Seymour Hersh, America's great maverick reporter, believes that, contrary to the myth of a fearless adversary press, "the press did an awful lot to bring us Watergate". He contends that some of the most serious crimes of the Nixon/Kissinger years - the secret bombing of Cambodia in 1969, widespread domestic spying, and the assault on the Chilean government of Salvador Allende - were not disclosed until after Nixon was elected for a second term in 1972, even though journalists knew about them.
This was equally true of the "Iran-Contra" scandals during the years of Ronald Reagan, whose terrorism in Central America, especially against the government of Nicaragua, was ignored by many leading American journalists, who knew about the secret deals. I remember reading at the time an interview with Walter Guzzardi, the editor of Fortune magazine, who poured scorn on the notion of American journalism as a "fourth estate" steadfastly independent of government. Far from being a liberal redoubt, he said, more than three-quarters of the press had always endorsed the Republican Party. "The flow of news in America is essentially benign," he wrote. "The press has become a tremendous - and often unappreciated - force for legitimising governments, institutions and free enterprise."
In the US these days, as in Britain, genuine investigative reporting, which is costly, time-consuming and often politically unpalatable, is rare. It is unlikely that Woodward and Bernstein would be encouraged to follow the presidential scent today. Presidents are protected; Clinton was pursued by the media for salacious reasons and has since been reinvented as "misunderstood".
The same protection has been afforded the unelected George W Bush.

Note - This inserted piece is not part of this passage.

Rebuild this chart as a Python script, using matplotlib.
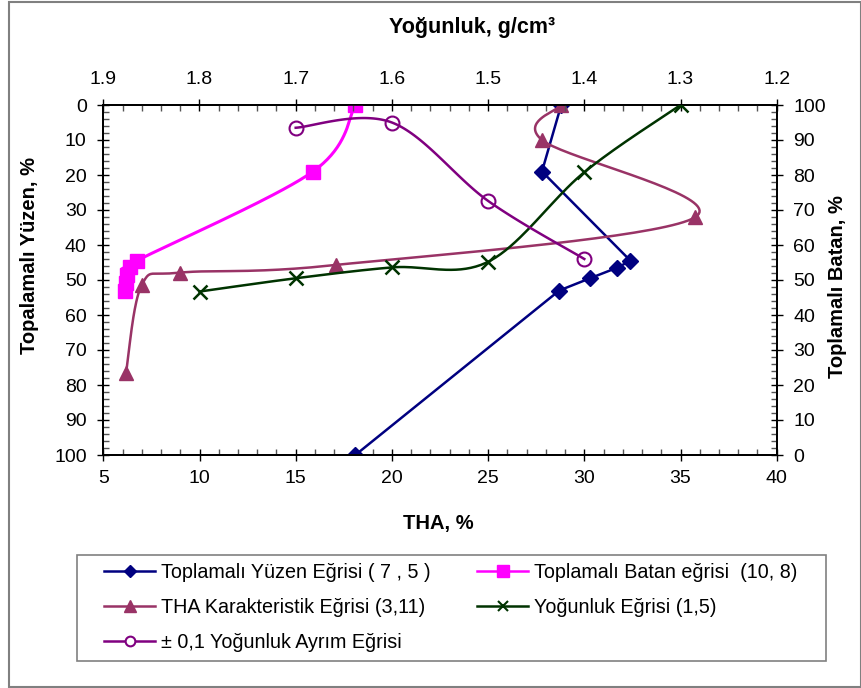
import matplotlib

matplotlib.use("Agg")

import matplotlib.pyplot as plt
import numpy as np
from matplotlib.lines import Line2D
from matplotlib.patches import Rectangle
from matplotlib.ticker import MultipleLocator, FormatStrFormatter

# cumulative floats curve (THA %, cumulative floats %)
yuzen_tha = [28.8, 27.8, 32.4, 31.7, 30.3, 28.7, 18.1]
yuzen_pct = [0.0, 19.0, 44.5, 46.5, 49.5, 53.0, 100.0]

# cumulative sinks curve (THA %, cumulative sinks %)
batan_tha = [18.1, 15.9, 6.74, 6.39, 6.25, 6.18, 6.14]
batan_pct = [100.0, 81.0, 55.5, 53.6, 51.4, 49.2, 46.9]

# THA characteristic curve (THA %, cumulative floats %)
karakt_tha = [28.8, 27.8, 35.75, 17.1, 9.0, 7.0, 6.18]
karakt_pct = [0.0, 10.0, 32.1, 45.7, 47.9, 51.4, 76.7]

# density curve (g/cm3, cumulative floats %)
yog_dens = [1.8, 1.7, 1.6, 1.5, 1.4, 1.3]
yog_pct = [53.3, 49.5, 46.4, 44.8, 19.2, 0.0]

# +-0.1 near density curve (g/cm3, %)
ayrim_dens = [1.7, 1.6, 1.5, 1.4]
ayrim_pct = [6.5, 5.0, 27.4, 44.0]

W, H = 862, 688
FONT = "Liberation Sans"
plt.rcParams.update({"font.family": [FONT, "DejaVu Sans"], "font.size": 13})


def smooth(ax, xs, ys, n=40):
    # Excel-like smoothed line: cardinal bezier in pixel space
    pts = ax.transData.transform(np.column_stack([xs, ys]))
    p = np.vstack([pts[0], pts, pts[-1]])
    t = np.linspace(0, 1, n)[:, None]
    out = []
    for i in range(1, len(p) - 2):
        p0, p1, p2, p3 = p[i - 1], p[i], p[i + 1], p[i + 2]
        c1 = p1 + (p2 - p0) / 6
        c2 = p2 - (p3 - p1) / 6
        seg = (1 - t) ** 3 * p1 + 3 * (1 - t) ** 2 * t * c1 + 3 * (1 - t) * t ** 2 * c2 + t ** 3 * p2
        out.append(seg if i == 1 else seg[1:])
    xy = ax.transData.inverted().transform(np.vstack(out))
    return xy[:, 0], xy[:, 1]


fig = plt.figure(figsize=(W / 100, H / 100), dpi=100)
x0, x1, y0, y1 = 103.3, 776.7, 105, 455
ax = fig.add_axes([x0 / W, 1 - y1 / H, (x1 - x0) / W, (y1 - y0) / H])
ax.set_xlim(5, 40)
ax.set_ylim(100, 0)
ax_r = ax.twinx()
ax_r.set_ylim(0, 100)
ax_t = ax.twiny()
ax_t.set_xlim(1.9, 1.2)

c_yuzen = "#000080"
c_batan = "#ff00ff"
c_karakt = "#993366"
c_yog = "#003300"
c_ayrim = "#800080"
lw = 1.8

# floats - straight segments
ax.plot(yuzen_tha, yuzen_pct, color=c_yuzen, lw=lw, marker="D", ms=8, zorder=3)

# sinks on right axis
sx, sy = smooth(ax_r, batan_tha, batan_pct)
ax_r.plot(sx, sy, color=c_batan, lw=2.2, zorder=3)
ax_r.plot(batan_tha, batan_pct, ls="none", marker="s", ms=10, color=c_batan, zorder=4)

sx, sy = smooth(ax, karakt_tha, karakt_pct)
ax.plot(sx, sy, color=c_karakt, lw=lw, zorder=3)
ax.plot(karakt_tha, karakt_pct, ls="none", marker="^", ms=10, color=c_karakt, zorder=4)

sx, sy = smooth(ax_t, yog_dens, yog_pct)
ax_t.plot(sx, sy, color=c_yog, lw=lw, zorder=3)
ax_t.plot(yog_dens, yog_pct, ls="none", marker="x", ms=10, mew=1.8, color=c_yog, zorder=4)

sx, sy = smooth(ax_t, ayrim_dens, ayrim_pct)
ax_t.plot(sx, sy, color=c_ayrim, lw=lw, zorder=3)
ax_t.plot(ayrim_dens, ayrim_pct, ls="none", marker="o", ms=10, mfc="none", mew=1.5,
          color=c_ayrim, zorder=4)

# ticks
ax.xaxis.set_major_locator(MultipleLocator(5))
ax.xaxis.set_minor_locator(MultipleLocator(1))
ax.yaxis.set_major_locator(MultipleLocator(10))
ax.yaxis.set_minor_locator(MultipleLocator(2))
ax_r.yaxis.set_major_locator(MultipleLocator(10))
ax_r.yaxis.set_minor_locator(MultipleLocator(2))
ax_t.xaxis.set_major_locator(MultipleLocator(0.1))
ax_t.xaxis.set_minor_locator(MultipleLocator(0.02))
ax_t.xaxis.set_major_formatter(FormatStrFormatter("%.1f"))

tick_fs = 14
ax.tick_params(axis="x", which="major", direction="inout", length=8, width=1,
               labelsize=tick_fs, pad=7, top=False)
ax.tick_params(axis="y", which="major", direction="inout", length=8, width=1,
               labelsize=tick_fs, pad=8, right=False)
ax.tick_params(which="minor", direction="in", length=4, width=1, color="#555555",
               top=False, right=False)
ax_r.tick_params(axis="y", which="major", direction="inout", length=8, width=1,
                 labelsize=tick_fs, pad=8)
ax_r.tick_params(axis="y", which="minor", direction="in", length=4, width=1, color="#555555")
ax_t.tick_params(axis="x", which="major", direction="inout", length=8, width=1,
                 labelsize=tick_fs, pad=8)
ax_t.tick_params(axis="x", which="minor", direction="in", length=4, width=1, color="#555555")

for a in (ax, ax_r, ax_t):
    for s in a.spines.values():
        s.set_linewidth(1.2)
        s.set_color("black")

# axis titles
tkw = dict(fontsize=14.5, fontweight="bold", ha="center", va="center")
fig.text(472 / W, 1 - 28 / H, "Yoğunluk, g/cm³", **dict(tkw, fontsize=15.5))
fig.text(438 / W, 1 - 523 / H, "THA, %", **tkw)
fig.text(30 / W, 1 - 255 / H, "Topalamalı Yüzen, %", rotation=90, **tkw)
fig.text(838 / W, 1 - 287 / H, "Toplamalı Batan, %", rotation=90, **tkw)

# legend
def handle(color, marker, ms, **kw):
    return Line2D([], [], color=color, lw=lw, marker=marker, ms=ms, **kw)


col1 = [
    (handle(c_yuzen, "D", 6), "Toplamalı Yüzen Eğrisi ( 7 , 5 )"),
    (handle(c_karakt, "^", 8), "THA Karakteristik Eğrisi (3,11)"),
    (handle(c_ayrim, "o", 7, mfc="white", mew=1.5), "± 0,1 Yoğunluk Ayrım Eğrisi"),
]
col2 = [
    (handle(c_batan, "s", 8), "Toplamalı Batan eğrisi  (10, 8)"),
    (handle(c_yog, "x", 7, mew=1.5), "Yoğunluk Eğrisi (1,5)"),
]
lkw = dict(loc="upper left", frameon=False, fontsize=14.2, handlelength=2.6,
           handletextpad=0.3, labelspacing=0.82, borderpad=0, borderaxespad=0)
leg1 = fig.legend([h for h, _ in col1], [t for _, t in col1],
                  bbox_to_anchor=(104 / W, 1 - 563 / H), **lkw)
leg2 = fig.legend([h for h, _ in col2], [t for _, t in col2],
                  bbox_to_anchor=(477 / W, 1 - 563 / H), **lkw)

fig.patches.append(Rectangle((77 / W, 1 - 661 / H), 749 / W, 106 / H, transform=fig.transFigure,
                             fill=False, edgecolor="#808080", lw=1.2))
fig.patches.append(Rectangle((9 / W, 1 / H), 852 / W, 685 / H, transform=fig.transFigure,
                             fill=False, edgecolor="#808080", lw=1.5))

fig.savefig("out.png", dpi=100)
plt.close(fig)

Since 11 September, the freest media has put its collective hand over its heart, ending news bulletins with "God bless America" ad nauseam. The few who have explained the roots of the attacks have been intimidated with time-honoured abuse on being "anti American". This is the "freedom of the press" that Tom Shrager no doubt had in mind when he called the Daily Mirror's corporate boss to complain about the paper reporting the criminal actions and hypocrisies of the plutocracy running Washington. In the world of Bush and Enron, freedom is not meant to be that free.
I was in the United States the other day, to pay tribute to a journalist whose work is the antithesis of the kind Shrager and his fellow fund managers would approve. She is Amy Goodman, who deserves to be better known in this country. In Santa Fe, New Mexico, the Lannan Foundation, which recognises the often unsung voices of cultural and political freedom, was honouring Amy.
Her radio programme, Democracy Now! on the Pacifica public radio network is an unerring antidote to the compliant mainstream. Her interview with Clinton on election day 2000 stands as the only proper interrogation of him I have read or heard. She simply asked the questions the White House press corps never ask.
For example: "President Clinton, what do you say to people who feel that the two parties are bought by the corporations, and that their vote doesn't make a difference?" and "[Why did you] when you first ran for president, go back in the midst of your campaign, to Arkansas, and preside over the execution of a mentally impaired man?" and "UN figures show that up to 5,000 children die in Iraq because of the sanctions against Iraq".
Clinton's unguarded, blustering replies broke the oily surface he has cultivated. He accused Amy of being "hostile, combative and disrespectful". She was nothing of the kind. Amy and Alan Nairn, another exceptional American journalist who revealed Henry Kissinger's complicity in the agony of East Timor, were in East Timor when young people were being massacred by Indonesian troops in the Santa Cruz cemetery in Dili, in 1991. Her reporting was extraordinarily brave. Surrounded by the dead and dying, she held Alan in her arms; his head had been fractured by one of the soldiers.
On 11 September, she was broadcasting from the basement of a fire station only a few blocks from the twin towers. Even then, as her colleagues gave shelter to people, she mounted a discussion about worldwide terrorism, "seeking perspective and explanation, which is the job of journalism".
She pointed out that 11 September was also a significant day in Chilean history. "It's the day," she said, "President Salvador Allende died in the midst of the rise of the Pinochet regime, fully supported by the United States. It was President Nixon and Henry Kissinger who were responsible for thousands of Chilean dead." Her accuracy has a sure touch. In reporting Bush, she always refers to the "president-select". She would not pass the Shrager test.